╭─ Given data

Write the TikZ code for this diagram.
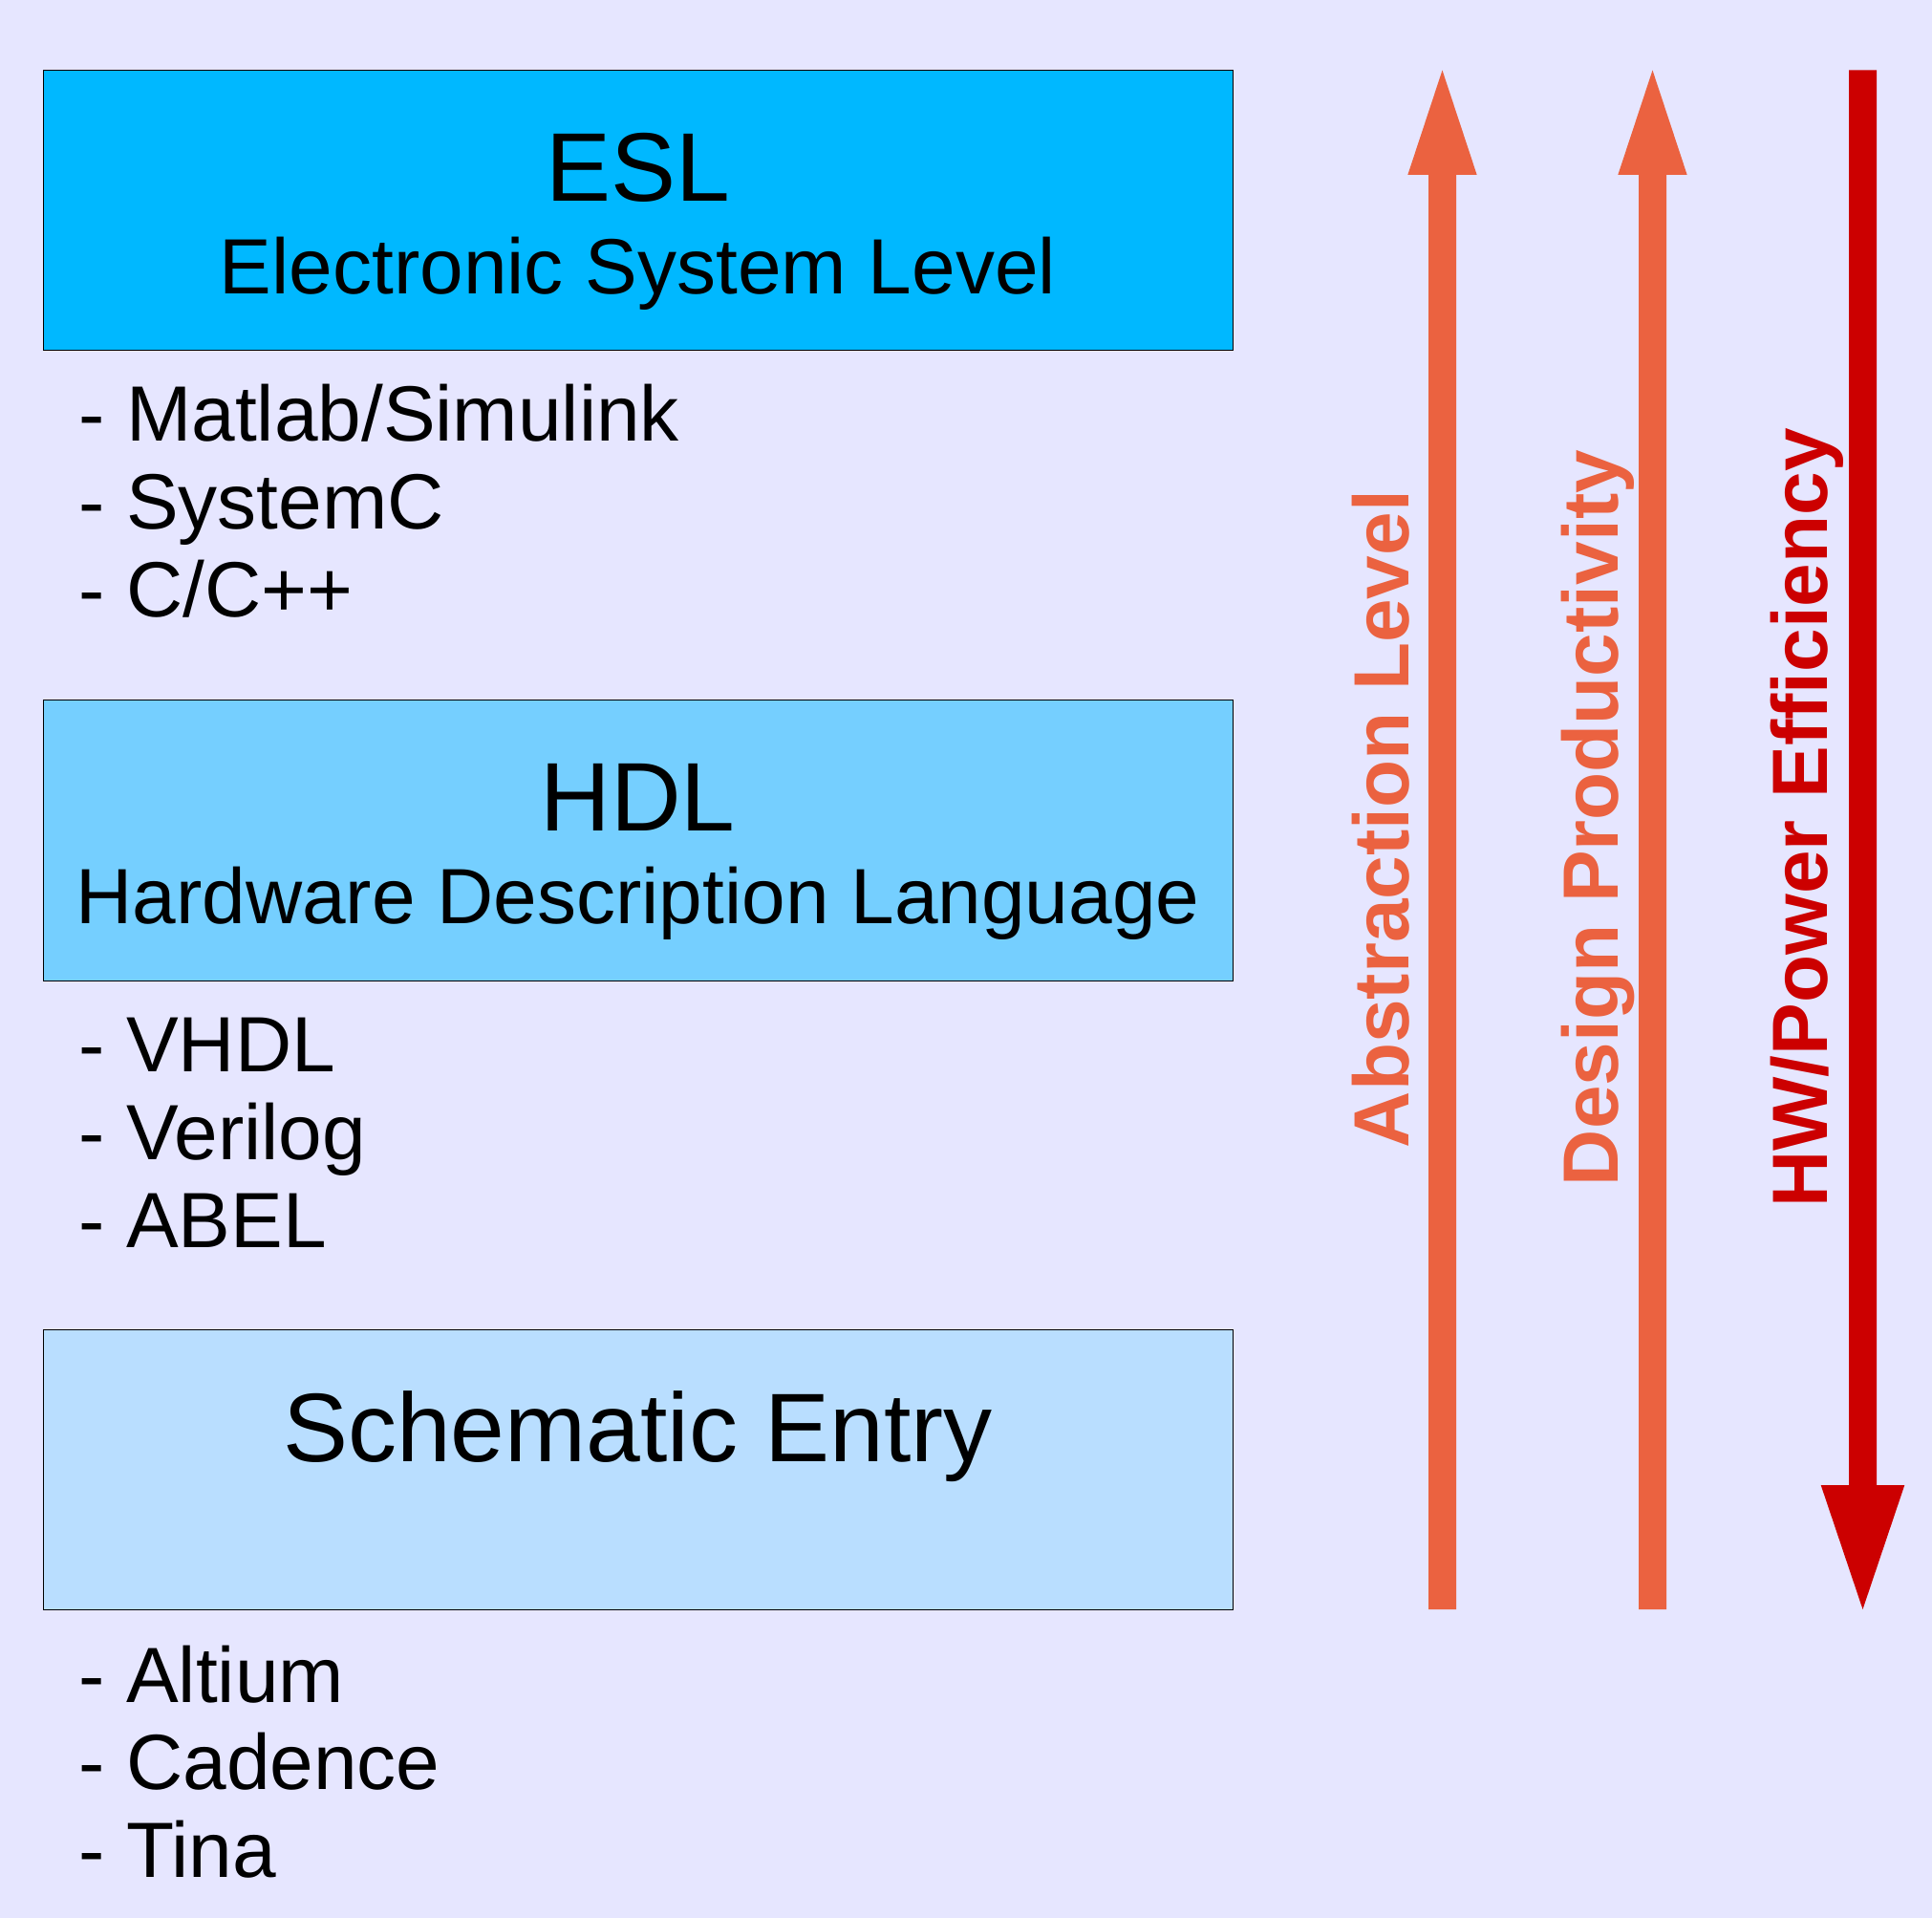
\documentclass[tikz,border=0pt]{standalone}
\usepackage{fontspec}
\setmainfont{Liberation Sans}
\definecolor{bg}{HTML}{E6E6FF}
\definecolor{eslfill}{HTML}{00B8FF}
\definecolor{hdlfill}{HTML}{75CFFF}
\definecolor{schfill}{HTML}{B9DEFF}
\definecolor{orangearr}{HTML}{EB6240}
\definecolor{redarr}{HTML}{CC0000}
\begin{document}
\begin{tikzpicture}[x=1pt,y=-1pt,
  levelbox/.style={draw=black,line width=1pt},
  titletext/.style={anchor=base,inner sep=0pt,font=\fontsize{102}{110}\selectfont},
  subtext/.style={anchor=base,inner sep=0pt,font=\fontsize{82}{90}\selectfont},
  listtext/.style={anchor=base west,inner sep=0pt,font=\fontsize{82}{90}\selectfont},
  vtext/.style={anchor=base,inner sep=0pt,rotate=90,font=\bfseries\fontsize{82}{90}\selectfont}]
\useasboundingbox (0,0) rectangle (2022,2007);
\fill[bg] (0,0) rectangle (2022,2007);
% boxes
\filldraw[levelbox,fill=eslfill] (45,73.5) rectangle (1290,366);
\filldraw[levelbox,fill=hdlfill] (45,732) rectangle (1290,1026.5);
\filldraw[levelbox,fill=schfill] (45,1391) rectangle (1290,1684);
% ESL
\node[titletext] (esl) at (667.5,210) {ESL};
\node[subtext] (eslsub) at (667.5,307) {Electronic System Level};
\node[listtext] (l1) at (82,461.5) {- Matlab/Simulink};
\node[listtext] (l2) at (82,553.5) {- SystemC};
\node[listtext] (l3) at (82,645) {- C/C++};
% HDL
\node[titletext] (hdl) at (667.5,869) {HDL};
\node[subtext] (hdlsub) at (667.5,966) {Hardware Description Language};
\node[listtext] (l4) at (82,1121) {- VHDL};
\node[listtext] (l5) at (82,1213) {- Verilog};
\node[listtext] (l6) at (82,1305) {- ABEL};
% Schematic
\node[titletext] (sch) at (667.5,1529) {Schematic Entry};
\node[listtext] (l7) at (82,1781) {- Altium};
\node[listtext] (l8) at (82,1872) {- Cadence};
\node[listtext] (l9) at (82,1964) {- Tina};
% arrows
\fill[orangearr] (1495,1684) -- (1495,183) -- (1473.3,183) -- (1509.5,73.5) -- (1545.7,183) -- (1524,183) -- (1524,1684) -- cycle;
\fill[orangearr] (1715,1684) -- (1715,183) -- (1693.3,183) -- (1729.5,73.5) -- (1765.7,183) -- (1744,183) -- (1744,1684) -- cycle;
\fill[redarr] (1935,73.5) -- (1935,1554) -- (1905.7,1554) -- (1949.5,1684) -- (1993.3,1554) -- (1964,1554) -- (1964,73.5) -- cycle;
% vertical labels
\node[vtext,text=orangearr] (abs) at (1474,857) {Abstraction Level};
\node[vtext,text=orangearr] (des) at (1693,856) {Design Productivity};
\node[vtext,text=redarr] (hw) at (1912,856) {HW/Power Efficiency};
\end{tikzpicture}
\end{document}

╰─

Task objective: Omit the pictures and reproduce the listing exactly.

Solution:
Write the TikZ code for this diagram.
\documentclass[tikz,border=0pt]{standalone}
\usepackage{fontspec}
\setmainfont{Liberation Sans}
\definecolor{bg}{HTML}{E6E6FF}
\definecolor{eslfill}{HTML}{00B8FF}
\definecolor{hdlfill}{HTML}{75CFFF}
\definecolor{schfill}{HTML}{B9DEFF}
\definecolor{orangearr}{HTML}{EB6240}
\definecolor{redarr}{HTML}{CC0000}
\begin{document}
\begin{tikzpicture}[x=1pt,y=-1pt,
  levelbox/.style={draw=black,line width=1pt},
  titletext/.style={anchor=base,inner sep=0pt,font=\fontsize{102}{110}\selectfont},
  subtext/.style={anchor=base,inner sep=0pt,font=\fontsize{82}{90}\selectfont},
  listtext/.style={anchor=base west,inner sep=0pt,font=\fontsize{82}{90}\selectfont},
  vtext/.style={anchor=base,inner sep=0pt,rotate=90,font=\bfseries\fontsize{82}{90}\selectfont}]
\useasboundingbox (0,0) rectangle (2022,2007);
\fill[bg] (0,0) rectangle (2022,2007);
% boxes
\filldraw[levelbox,fill=eslfill] (45,73.5) rectangle (1290,366);
\filldraw[levelbox,fill=hdlfill] (45,732) rectangle (1290,1026.5);
\filldraw[levelbox,fill=schfill] (45,1391) rectangle (1290,1684);
% ESL
\node[titletext] (esl) at (667.5,210) {ESL};
\node[subtext] (eslsub) at (667.5,307) {Electronic System Level};
\node[listtext] (l1) at (82,461.5) {- Matlab/Simulink};
\node[listtext] (l2) at (82,553.5) {- SystemC};
\node[listtext] (l3) at (82,645) {- C/C++};
% HDL
\node[titletext] (hdl) at (667.5,869) {HDL};
\node[subtext] (hdlsub) at (667.5,966) {Hardware Description Language};
\node[listtext] (l4) at (82,1121) {- VHDL};
\node[listtext] (l5) at (82,1213) {- Verilog};
\node[listtext] (l6) at (82,1305) {- ABEL};
% Schematic
\node[titletext] (sch) at (667.5,1529) {Schematic Entry};
\node[listtext] (l7) at (82,1781) {- Altium};
\node[listtext] (l8) at (82,1872) {- Cadence};
\node[listtext] (l9) at (82,1964) {- Tina};
% arrows
\fill[orangearr] (1495,1684) -- (1495,183) -- (1473.3,183) -- (1509.5,73.5) -- (1545.7,183) -- (1524,183) -- (1524,1684) -- cycle;
\fill[orangearr] (1715,1684) -- (1715,183) -- (1693.3,183) -- (1729.5,73.5) -- (1765.7,183) -- (1744,183) -- (1744,1684) -- cycle;
\fill[redarr] (1935,73.5) -- (1935,1554) -- (1905.7,1554) -- (1949.5,1684) -- (1993.3,1554) -- (1964,1554) -- (1964,73.5) -- cycle;
% vertical labels
\node[vtext,text=orangearr] (abs) at (1474,857) {Abstraction Level};
\node[vtext,text=orangearr] (des) at (1693,856) {Design Productivity};
\node[vtext,text=redarr] (hw) at (1912,856) {HW/Power Efficiency};
\end{tikzpicture}
\end{document}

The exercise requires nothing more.